Is this expected? It appears to be slowing rip down when the wheels aren't cached and it's having to do a lot of backtracking, I noticed it particularly when trying this spec on Python 3.8 (Windows or Linux):

"numpy==1.21.6" "cython==0.29.28" "scipy>=1.4.0" "torch>=1.7" "torchaudio" "soundfile" "librosa==0.10.0.*" "numba==0.55.1" "inflect==5.6.0" "tqdm" "anyascii" "pyyaml" "fsspec>=2021.04.0" "aiohttp" "packaging" "flask" "pysbd" "pandas" "matplotlib" "trainer==0.0.20" "coqpit>=0.0.16" "pypinyin" "mecab-python3==1.0.5" "jamo" "bangla==0.0.2" "k_diffusion" "einops" "transformers"
baszalmstra commented 1 year ago

It is expected, although we can probably filter out a bunch of artifacts (related to #3). The idea is that when we try to gather metadata for a particular version of a package we check if we have any artifact already cached. (Note the cache_mode=OnlyIfCached). This only queries the disk cache for existence and should be fairly quick. The metadata for all artifacts "should" be the same so this seems like a nice optimization.

Looking at your logging statement it appears it takes 5ms (08.319171 - 08.313789) to check the cache which seems reasonable. We can probably also do concurrent requests but I'm not sure that will be much faster.

baszalmstra commented 1 year ago

I also noticed you run the debug build, for measuring performance it might be worth it to run the binary in release mode:

cargo r --release -- PyWavelets
baszalmstra commented 1 year ago

With #42 we now only consider wheels that are relevant to the installed python interpreter.

notatallshaw commented 1 year ago

Oh wow, that was fast, I was going to write a quick script to see how much real world performance inpact it had.

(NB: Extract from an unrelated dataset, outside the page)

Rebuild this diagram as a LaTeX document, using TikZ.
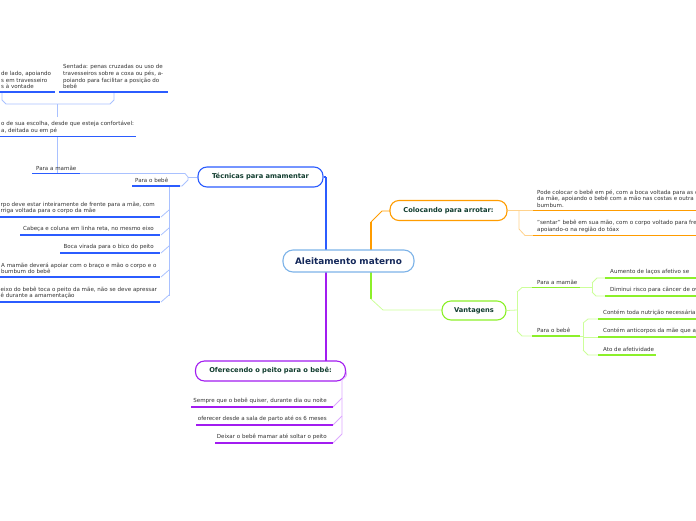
\documentclass[tikz,border=0pt]{standalone}
\usepackage{fontspec}
\setmainfont{DejaVu Sans}
\definecolor{rootline}{HTML}{7DB3E8}
\definecolor{rootink}{HTML}{14285A}
\definecolor{topicink}{HTML}{113D2F}
\definecolor{leafink}{HTML}{333333}
\definecolor{bluedeep}{HTML}{2B5CFF}
\definecolor{bluepale}{HTML}{A9C1FF}
\definecolor{orangedeep}{HTML}{FF9C00}
\definecolor{orangepale}{HTML}{FFD28C}
\definecolor{greendeep}{HTML}{8CF02A}
\definecolor{greenpale}{HTML}{CCFF99}
\definecolor{purpledeep}{HTML}{A21CF0}
\definecolor{purplepale}{HTML}{DDA8FF}

\tikzset{
  topic/.style={draw, fill=white, rounded corners=9pt, line width=1.1pt, inner sep=0pt,
    minimum height=20pt, text=topicink, font=\fontsize{6.7}{7}\selectfont\bfseries},
  leaf/.style={inner sep=0pt, text=leafink, font=\fontsize{5.55}{6.6}\selectfont},
  trunk/.style={line width=2.6pt},
  uline/.style={line width=1.5pt},
  twig/.style={line width=0.8pt}
}

\begin{document}
\begin{tikzpicture}[x=1pt,y=-1pt]
  \useasboundingbox (0,0) rectangle (696,520);
  \clip (0,0) rectangle (696,520); % leaves run off the page

  % main branches
  \coordinate (tb) at (326,250);
  \coordinate (tp) at (326,361);
  \coordinate (to) at (371,250);
  \coordinate (tg) at (371,272);
  \draw[trunk, bluedeep] (326,177) -- (tb);
  \draw[trunk, purpledeep] (326,272) -- (tp);
  \draw[trunk, orangedeep] (to) -- (371,222);
  \draw[twig, orangedeep] (371,222) -- (382,211) -- (390,211);
  \draw[trunk, greendeep] (tg) -- (371,299);
  \draw[twig, greenpale] (371,299) -- (383,310) -- (442,310);

  \node[topic, draw=rootline, minimum width=131pt, minimum height=22pt, rounded corners=10pt,
    text=rootink, font=\fontsize{8.9}{9}\selectfont\bfseries] (root) at (348.5,261) {Aleitamento materno};
  \node[topic, draw=bluedeep, minimum width=125pt] (tec) at (260.5,177) {Técnicas para amamentar};
  \node[topic, draw=orangedeep, minimum width=117pt] (col) at (448.5,210.5) {Colocando para arrotar:};
  \node[topic, draw=greendeep, minimum width=64pt, minimum height=19pt] (van) at (474,310.5) {Vantagens};
  \node[topic, draw=purpledeep, minimum width=150pt] (ofe) at (270.5,371) {Oferecendo o peito para o bebê:};
  \draw[trunk, bluedeep] (tec.east) -- (326,177);

  % Tecnicas para amamentar
  \draw[twig, bluepale] (tec.west) -- (188,177);
  \draw[twig, bluepale] (188,177) -- (185,173.5) -- (80,173.5);
  \draw[twig, bluepale] (188,177) -- (188,180) -- (182,186) -- (178,186);
  \draw[twig, bluepale] (57,173.5) -- (57,136.5);
  \draw[twig, bluepale] (57,117) -- (57,104);
  \draw[twig, bluepale] (2,92) -- (2,100) -- (6,104) -- (110,104) -- (114,100) -- (114,92);
  \draw[twig, bluepale] (169,186) -- (169,296);
  \foreach \y in {217,235,253,277,302}
    \draw[twig, bluepale] (161,\y) -- (169,\y-7);

  \draw[uline, bluedeep] (32,173.5) -- (80,173.5);
  \draw[uline, bluedeep] (132,186) -- (180,186);
  \draw[uline, bluedeep] (0,136.5) -- (136,136.5);
  \draw[uline, bluedeep] (0,92) -- (55,92);
  \draw[uline, bluedeep] (59,92) -- (168,92);
  \draw[uline, bluedeep] (0,217) -- (160,217);
  \draw[uline, bluedeep] (20,235) -- (160,235);
  \draw[uline, bluedeep] (60,253) -- (160,253);
  \draw[uline, bluedeep] (0,277) -- (160,277);
  \draw[uline, bluedeep] (0,302) -- (160,302);

  \node[leaf, anchor=south west] (pmae) at (36,170.5) {Para a mamãe};
  \node[leaf, anchor=south west] (pbebe) at (135,183) {Para o bebê};
  \node[leaf, anchor=south west, align=left] (conf) at (1,133.5)
    {o de sua escolha, desde que esteja confortável:\\a, deitada ou em pé};
  \node[leaf, anchor=south west, align=left] (lado) at (1,89)
    {de lado, apoiando\\s em travesseiro\\s à vontade};
  \node[leaf, anchor=south west, align=left] (sent) at (63,89)
    {Sentada: penas cruzadas ou uso de\\travesseiros sobre a coxa ou pés, a-\\poiando para facilitar a posição do\\bebê};
  \node[leaf, anchor=south west, align=left] (corpo) at (0.5,214)
    {rpo deve estar inteiramente de frente para a mãe, com\\rriga voltada para o corpo da mãe};
  \node[leaf, anchor=south east] (cabeca) at (154,232) {Cabeça e coluna em linha reta, no mesmo eixo};
  \node[leaf, anchor=south east] (boca) at (154,250) {Boca virada para o bico do peito};
  \node[leaf, anchor=south west, align=left] (apoio) at (1,274)
    {A mamãe deverá apoiar com o braço e mão o corpo e o\\bumbum do bebê};
  \node[leaf, anchor=south west, align=left] (eixo) at (0.5,299)
    {eixo do bebê toca o peito da mãe, não se deve apressar\\ê durante a amamentação};

  % Colocando para arrotar
  \draw[twig, orangepale] (col.east) -- (533,210.5);
  \draw[twig, orangepale] (519,210.5) -- (519,229) -- (525,235.5) -- (533,235.5);
  \draw[uline, orangedeep] (533,210.5) -- (696,210.5);
  \draw[uline, orangedeep] (533,235.5) -- (696,235.5);
  \node[leaf, anchor=south west, align=left] (empe) at (537,207.5)
    {Pode colocar o bebê em pé, com a boca voltada para as c\\da mãe, apoiando o bebê com a mão nas costas e outra n\\bumbum.};
  \node[leaf, anchor=south west, align=left] (sentar) at (537,232.5)
    {"sentar" bebê em sua mão, com o corpo voltado para fre\\apoiando-o na região do tóax};

  % Vantagens
  \draw[twig, greenpale] (van.east) -- (517,310);
  \draw[twig, greenpale] (517,292) -- (517,331);
  \draw[twig, greenpale] (517,292) -- (522,287.5) -- (532,287.5);
  \draw[twig, greenpale] (517,331) -- (522,336) -- (532,336);
  \draw[twig, greenpale] (580,287.5) -- (592,287.5);
  \draw[twig, greenpale] (592,283) -- (592,292);
  \draw[twig, greenpale] (592,283) -- (597,278) -- (605,278);
  \draw[twig, greenpale] (592,292) -- (596,296) -- (605,296);
  \draw[twig, greenpale] (580,336) -- (583,336);
  \draw[twig, greenpale] (583,323) -- (583,350);
  \draw[twig, greenpale] (583,323) -- (588,319) -- (598,319);
  \draw[twig, greenpale] (583,337) -- (598,337);
  \draw[twig, greenpale] (583,350) -- (588,355) -- (598,355);

  \draw[uline, greendeep] (532,287.5) -- (580,287.5);
  \draw[uline, greendeep] (532,336) -- (580,336);
  \draw[uline, greendeep] (605,278) -- (696,278);
  \draw[uline, greendeep] (605,296) -- (696,296);
  \draw[uline, greendeep] (598,319) -- (696,319);
  \draw[uline, greendeep] (598,337) -- (696,337);
  \draw[uline, greendeep] (598,355) -- (656,355);

  \node[leaf, anchor=south west] (vmae) at (537,284.5) {Para a mamãe};
  \node[leaf, anchor=south west] (vbebe) at (537,333) {Para o bebê};
  \node[leaf, anchor=south west] (lacos) at (610,275) {Aumento de laços afetivo se};
  \node[leaf, anchor=south west] (risco) at (610,293) {Diminui risco para câncer de ov};
  \node[leaf, anchor=south west] (nutri) at (603,316) {Contém toda nutrição necessária};
  \node[leaf, anchor=south west] (anti) at (603,334) {Contém anticorpos da mãe que aj};
  \node[leaf, anchor=south west] (afet) at (603,352) {Ato de afetividade};

  % Oferecendo o peito
  \draw[twig, purplepale] (ofe.east) .. controls (347,376) .. (342,380) -- (342,434);
  \foreach \y in {407,425,443}
    \draw[twig, purplepale] (333,\y) -- (342,\y-9);
  \draw[uline, purpledeep] (191,407) -- (333,407);
  \draw[uline, purpledeep] (196,425) -- (333,425);
  \draw[uline, purpledeep] (215,443) -- (333,443);
  \node[leaf, anchor=south east] (sempre) at (327,404) {Sempre que o bebê quiser, durante dia ou noite};
  \node[leaf, anchor=south east] (sala) at (327,422) {oferecer desde a sala de parto até os 6 meses};
  \node[leaf, anchor=south east] (soltar) at (327,440) {Deixar o bebê mamar até soltar o peito};
\end{tikzpicture}
\end{document}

While 5ms isn't much on its own, you potentially doing it many thousand of times for a complex backtrack.

baszalmstra commented 1 year ago

While 5ms isn't much on its own, you potentially doing it many thousand of times for a complex backtrack.

Thats true! I imagine that in the future we could simply parallelize these things. Closing for now since #42 has been merged.